Friday 18 December 2015

The mystery of the Grey Heron eating a large piece of meat has been solved. Of course, someone had given it to the heron, and today I saw her feeding them again, as well as giving bread to the geese. The pieces are too large for the birds to swallow easily, though of course herons want the biggest bit they can get.


One had been fed already, and two more were waiting their turn amid the mob.


Park visitors tend to give birds bits of food that are too large for them. This Black-Headed Gull has having a hard time swallowing a chunk of bread, though it managed to eventually.


Pied Wagtails don't have this problem, since they live on tiny insects and grubs. One was running briskly along the edge of the Serpentine.


A Cormorant flew in and landed at the line of posts that stretch across the lake from Peter Pan.

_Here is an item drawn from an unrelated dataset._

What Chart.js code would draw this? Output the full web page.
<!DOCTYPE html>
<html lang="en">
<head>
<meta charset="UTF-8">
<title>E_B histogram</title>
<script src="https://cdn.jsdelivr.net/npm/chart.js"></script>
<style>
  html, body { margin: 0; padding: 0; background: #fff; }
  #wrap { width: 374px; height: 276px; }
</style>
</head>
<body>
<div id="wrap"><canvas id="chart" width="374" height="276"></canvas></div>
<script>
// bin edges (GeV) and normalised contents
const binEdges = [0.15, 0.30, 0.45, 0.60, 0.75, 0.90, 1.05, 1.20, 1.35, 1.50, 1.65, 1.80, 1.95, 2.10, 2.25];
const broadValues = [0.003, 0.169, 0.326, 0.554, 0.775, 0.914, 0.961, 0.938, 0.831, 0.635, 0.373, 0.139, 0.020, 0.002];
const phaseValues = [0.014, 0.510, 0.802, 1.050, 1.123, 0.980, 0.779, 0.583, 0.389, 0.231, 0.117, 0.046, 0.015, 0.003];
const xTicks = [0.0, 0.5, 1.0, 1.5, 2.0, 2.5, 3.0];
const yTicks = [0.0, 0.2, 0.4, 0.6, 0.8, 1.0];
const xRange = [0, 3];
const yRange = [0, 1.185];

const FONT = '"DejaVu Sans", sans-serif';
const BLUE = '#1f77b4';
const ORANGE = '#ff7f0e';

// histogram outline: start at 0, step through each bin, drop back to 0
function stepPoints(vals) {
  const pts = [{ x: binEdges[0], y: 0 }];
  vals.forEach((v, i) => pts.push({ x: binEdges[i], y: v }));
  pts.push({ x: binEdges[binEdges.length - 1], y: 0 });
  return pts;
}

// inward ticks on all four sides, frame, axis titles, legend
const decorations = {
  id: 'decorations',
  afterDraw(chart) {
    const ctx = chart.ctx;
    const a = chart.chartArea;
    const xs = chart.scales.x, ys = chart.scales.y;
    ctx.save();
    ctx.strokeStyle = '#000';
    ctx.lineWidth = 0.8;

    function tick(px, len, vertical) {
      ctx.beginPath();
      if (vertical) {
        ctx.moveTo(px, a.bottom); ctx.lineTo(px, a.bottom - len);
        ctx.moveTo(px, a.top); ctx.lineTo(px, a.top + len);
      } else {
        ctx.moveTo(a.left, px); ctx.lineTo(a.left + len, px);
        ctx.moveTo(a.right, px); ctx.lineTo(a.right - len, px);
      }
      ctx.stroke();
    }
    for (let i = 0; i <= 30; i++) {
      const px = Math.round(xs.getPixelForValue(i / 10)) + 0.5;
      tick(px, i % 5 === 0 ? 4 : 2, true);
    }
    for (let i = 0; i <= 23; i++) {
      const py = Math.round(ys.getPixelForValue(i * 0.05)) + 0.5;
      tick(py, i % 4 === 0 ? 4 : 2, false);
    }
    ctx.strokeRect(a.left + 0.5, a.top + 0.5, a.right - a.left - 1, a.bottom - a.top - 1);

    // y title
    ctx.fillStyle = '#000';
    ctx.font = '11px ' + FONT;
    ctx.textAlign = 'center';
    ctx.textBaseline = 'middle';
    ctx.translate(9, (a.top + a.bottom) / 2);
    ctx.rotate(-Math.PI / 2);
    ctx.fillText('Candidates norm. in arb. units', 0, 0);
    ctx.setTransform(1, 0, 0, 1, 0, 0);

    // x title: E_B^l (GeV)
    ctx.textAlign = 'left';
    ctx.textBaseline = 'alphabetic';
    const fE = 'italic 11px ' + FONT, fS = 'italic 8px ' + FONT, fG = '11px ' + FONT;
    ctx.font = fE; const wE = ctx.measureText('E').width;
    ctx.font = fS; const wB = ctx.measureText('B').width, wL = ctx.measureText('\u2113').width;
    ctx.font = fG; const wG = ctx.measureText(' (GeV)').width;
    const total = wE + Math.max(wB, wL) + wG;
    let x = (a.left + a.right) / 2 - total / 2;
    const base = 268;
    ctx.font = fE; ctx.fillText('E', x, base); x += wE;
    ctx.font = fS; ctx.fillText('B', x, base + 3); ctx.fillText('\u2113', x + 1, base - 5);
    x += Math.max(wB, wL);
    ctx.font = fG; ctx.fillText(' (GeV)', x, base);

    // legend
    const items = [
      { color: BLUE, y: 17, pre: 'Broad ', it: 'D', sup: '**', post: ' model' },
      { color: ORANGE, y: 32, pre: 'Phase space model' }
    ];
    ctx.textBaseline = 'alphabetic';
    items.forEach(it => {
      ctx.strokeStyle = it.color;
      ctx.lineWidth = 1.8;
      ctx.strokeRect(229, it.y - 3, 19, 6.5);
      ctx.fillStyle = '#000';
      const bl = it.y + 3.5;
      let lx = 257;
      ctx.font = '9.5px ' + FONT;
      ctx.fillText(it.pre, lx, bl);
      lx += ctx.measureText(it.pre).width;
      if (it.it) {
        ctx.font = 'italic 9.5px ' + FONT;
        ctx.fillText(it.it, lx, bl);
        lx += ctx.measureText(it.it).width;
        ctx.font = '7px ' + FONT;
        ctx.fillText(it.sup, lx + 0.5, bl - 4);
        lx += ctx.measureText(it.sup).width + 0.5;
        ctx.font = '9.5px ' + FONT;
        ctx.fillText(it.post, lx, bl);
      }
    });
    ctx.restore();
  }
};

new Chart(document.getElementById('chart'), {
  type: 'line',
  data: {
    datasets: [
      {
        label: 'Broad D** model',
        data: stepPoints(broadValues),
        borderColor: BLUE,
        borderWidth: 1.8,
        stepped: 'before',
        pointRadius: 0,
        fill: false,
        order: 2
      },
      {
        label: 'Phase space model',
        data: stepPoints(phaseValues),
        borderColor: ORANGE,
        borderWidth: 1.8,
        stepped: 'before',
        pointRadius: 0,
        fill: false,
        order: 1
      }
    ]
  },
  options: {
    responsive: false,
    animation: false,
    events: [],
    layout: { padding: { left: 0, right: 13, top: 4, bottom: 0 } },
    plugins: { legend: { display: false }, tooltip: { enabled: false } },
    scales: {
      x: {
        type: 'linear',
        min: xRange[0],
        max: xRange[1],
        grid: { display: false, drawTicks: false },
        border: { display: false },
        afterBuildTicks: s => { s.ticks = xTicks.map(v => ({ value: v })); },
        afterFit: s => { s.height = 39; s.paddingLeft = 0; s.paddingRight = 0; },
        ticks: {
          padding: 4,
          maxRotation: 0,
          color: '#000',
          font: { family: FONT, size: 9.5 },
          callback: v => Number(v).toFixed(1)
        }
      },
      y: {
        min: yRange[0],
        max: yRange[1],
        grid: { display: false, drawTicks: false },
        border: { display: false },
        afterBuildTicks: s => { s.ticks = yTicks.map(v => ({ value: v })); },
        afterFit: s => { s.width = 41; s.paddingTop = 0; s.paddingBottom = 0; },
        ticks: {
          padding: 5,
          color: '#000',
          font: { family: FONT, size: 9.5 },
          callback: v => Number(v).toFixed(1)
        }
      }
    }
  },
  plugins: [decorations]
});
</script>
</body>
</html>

These posts originally marked the limit of the area where people were allowed to row boats. You can see the remains of the chains that used to stretch between them. Now the Long Water is completely off limits to boats, which is good for birds if less fun for humans.

Another Cormorant had brought up a fish tangled in weed, and was shaking it vigorously to separate them.

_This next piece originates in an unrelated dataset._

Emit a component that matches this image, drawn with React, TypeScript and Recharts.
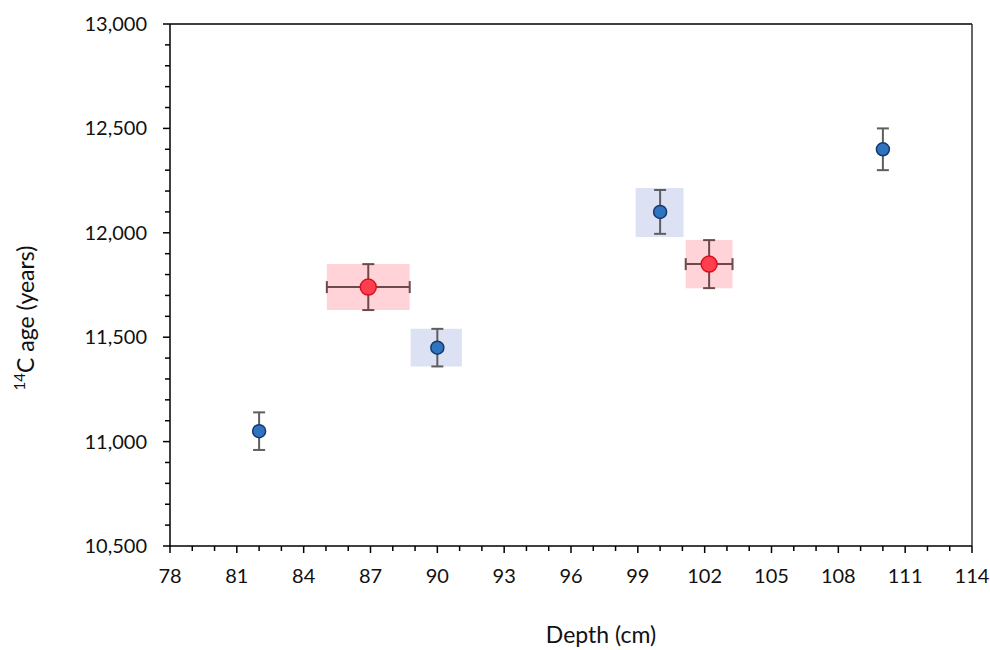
import React from 'react';
import {
  ScatterChart, Scatter, XAxis, YAxis, ErrorBar, ReferenceArea, ReferenceLine,
} from 'recharts';

// Samples (blue)
const blueDepth = [82, 90, 100, 110];
const blueAge = [11050, 11450, 12100, 12400];
const blueAgeErr = [90, 90, 105, 100];

// Samples (red) with depth uncertainty
const redDepth = [86.9, 102.2];
const redAge = [11740, 11850];
const redAgeErr = [110, 115];
const redDepthErr = [1.86, 1.05];

// Shaded boxes behind the blue samples at 90 and 100 cm
const blueBoxX1 = [88.8, 98.9];
const blueBoxX2 = [91.1, 101.05];
const blueBoxY1 = [11360, 11980];
const blueBoxY2 = [11540, 12215];

// Axis ticks
const xTicks = Array.from({ length: 37 }, (_, i) => 78 + i);
const yTicks = Array.from({ length: 26 }, (_, i) => 10500 + i * 100);

const blueData = blueDepth.map((d, i) => ({ depth: d, age: blueAge[i], ageErr: blueAgeErr[i] }));
const redData = redDepth.map((d, i) => ({
  depth: d, age: redAge[i], ageErr: redAgeErr[i], depthErr: redDepthErr[i],
}));

const FONT = 'Lato, "Noto Sans", sans-serif';

const XTick = (props: any) => {
  const { x, y, payload } = props;
  const v = payload.value as number;
  const major = (v - 78) % 3 === 0;
  return (
    <g>
      <line x1={x} x2={x} y1={y} y2={y + (major ? 7 : 5)} stroke="#000" strokeWidth={1.5} />
      {major && (
        <text x={x} y={y + 37} textAnchor="middle" fontFamily={FONT} fontSize={20} fill="#111">
          {v}
        </text>
      )}
    </g>
  );
};

const YTick = (props: any) => {
  const { x, y, payload } = props;
  const v = payload.value as number;
  const major = v % 500 === 0;
  return (
    <g>
      <line x1={x} x2={x - (major ? 7 : 5)} y1={y} y2={y} stroke="#000" strokeWidth={1.5} />
      {major && (
        <text x={x - 23} y={y + 7} textAnchor="end" fontFamily={FONT} fontSize={20} fill="#111">
          {v.toLocaleString('en-US')}
        </text>
      )}
    </g>
  );
};

const BlueDot = (props: any) => (
  <circle cx={props.cx} cy={props.cy} r={6.5} fill="#2F74BE" stroke="#17386F" strokeWidth={1.5} />
);
const RedDot = (props: any) => (
  <circle cx={props.cx} cy={props.cy} r={8} fill="#FF3F4E" stroke="#D9101C" strokeWidth={1.5} />
);

const YLabel = (props: any) => {
  const vb = props.viewBox || { x: 0, y: 24, width: 170, height: 522 };
  const cx = vb.x + 34;
  const cy = vb.y + vb.height / 2 + 33;
  return (
    <text
      x={cx}
      y={cy}
      transform={`rotate(-90 ${cx} ${cy})`}
      textAnchor="middle"
      fontFamily={FONT}
      fontSize={23}
      fill="#111"
    >
      <tspan fontSize={15} dy={-9}>14</tspan>
      <tspan dy={9}>C age (years)</tspan>
    </text>
  );
};

const XLabel = (props: any) => {
  const vb = props.viewBox || { x: 170, y: 546, width: 802, height: 104 };
  return (
    <text
      x={vb.x + vb.width / 2 + 30}
      y={vb.y + 97}
      textAnchor="middle"
      fontFamily={FONT}
      fontSize={23}
      fill="#111"
    >
      Depth (cm)
    </text>
  );
};

export default function App() {
  return (
    <div style={{ position: 'absolute', left: 0, top: 0, background: '#fff' }}>
      <ScatterChart width={990} height={650} margin={{ top: 24, right: 18, bottom: 0, left: 0 }}>
        <XAxis
          type="number"
          dataKey="depth"
          domain={[78, 114]}
          ticks={xTicks}
          interval={0}
          height={104}
          tickSize={0}
          tickMargin={0}
          tickLine={false}
          tick={<XTick />}
          axisLine={{ stroke: '#000', strokeWidth: 1.5 }}
          allowDataOverflow
          label={<XLabel />}
        />
        <YAxis
          type="number"
          dataKey="age"
          domain={[10500, 13000]}
          ticks={yTicks}
          interval={0}
          width={170}
          tickSize={0}
          tickMargin={0}
          tickLine={false}
          tick={<YTick />}
          axisLine={{ stroke: '#000', strokeWidth: 1.5 }}
          allowDataOverflow
          label={<YLabel />}
        />
        <ReferenceLine y={13000} stroke="#000" strokeWidth={1.5} />
        <ReferenceLine x={114} stroke="#333" strokeWidth={1.5} />
        {redData.map((d, i) => (
          <ReferenceArea
            key={`r${i}`}
            x1={d.depth - d.depthErr}
            x2={d.depth + d.depthErr}
            y1={d.age - d.ageErr}
            y2={d.age + d.ageErr}
            fill="#FFD3D7"
            fillOpacity={1}
            stroke="none"
          />
        ))}
        {blueBoxX1.map((x1, i) => (
          <ReferenceArea
            key={`b${i}`}
            x1={x1}
            x2={blueBoxX2[i]}
            y1={blueBoxY1[i]}
            y2={blueBoxY2[i]}
            fill="#DCE2F3"
            fillOpacity={1}
            stroke="none"
          />
        ))}
        <Scatter data={blueData} shape={<BlueDot />} isAnimationActive={false}>
          <ErrorBar dataKey="ageErr" direction="y" width={6} stroke="#5E5E5E" strokeWidth={2} />
        </Scatter>
        <Scatter data={redData} shape={<RedDot />} isAnimationActive={false}>
          <ErrorBar dataKey="ageErr" direction="y" width={6} stroke="#6B4A4C" strokeWidth={2} />
          <ErrorBar dataKey="depthErr" direction="x" width={6} stroke="#6B4A4C" strokeWidth={2} />
        </Scatter>
      </ScatterChart>
    </div>
  );
}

The southeast corner of the Serpentine has chunks of brick and stone along the edge, which are fished up by gulls as playthings -- do the birds see them as representing eggs?

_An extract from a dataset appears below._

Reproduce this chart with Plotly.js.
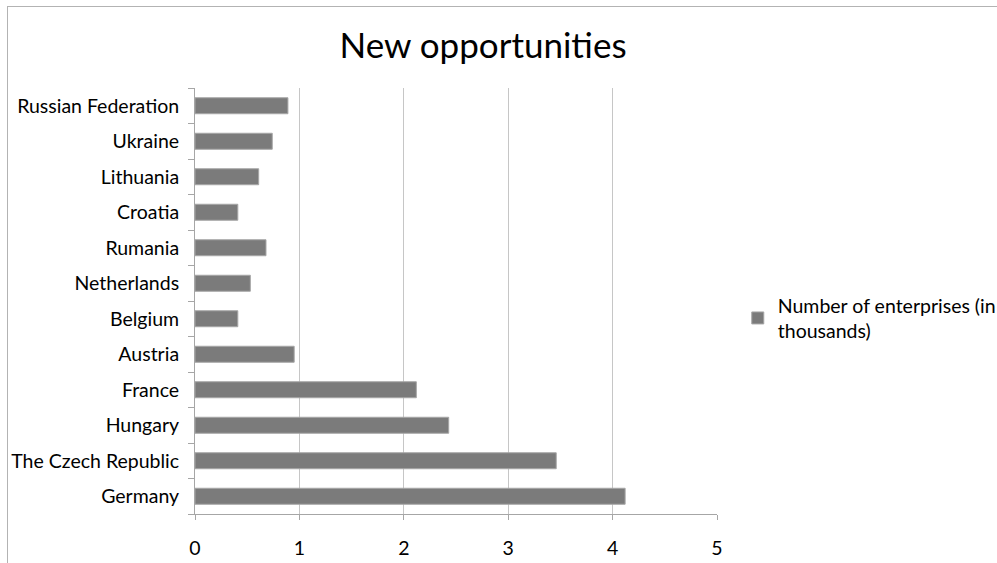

The chunks got there a few years ago when Red Bull were having one of their silly birdman events, with people wearing homemade wings jumping off a tall pier. The pier was stabilised with twenty tons of rubble. When the event finished, the builders left the rubble in the lake -- it originally came above the surface of the water -- and the park management feebly failed to make them take it out.

While the dismal funfair is in progress, the park's Starlings gather in trees around the enclosure. Then they launch mass raids into the fair to grab food.


In the rowan trees on Buck Hill, a Redwing picked the last berry off a twig.


Other birds, such as Mistle Thrushes and this Blackbird, were collecting fallen berries in the grass underneath. But really the rowan show is over for this year.


There was no sign of the Black Swan. I went to the Round Pond too, and didn't find him there.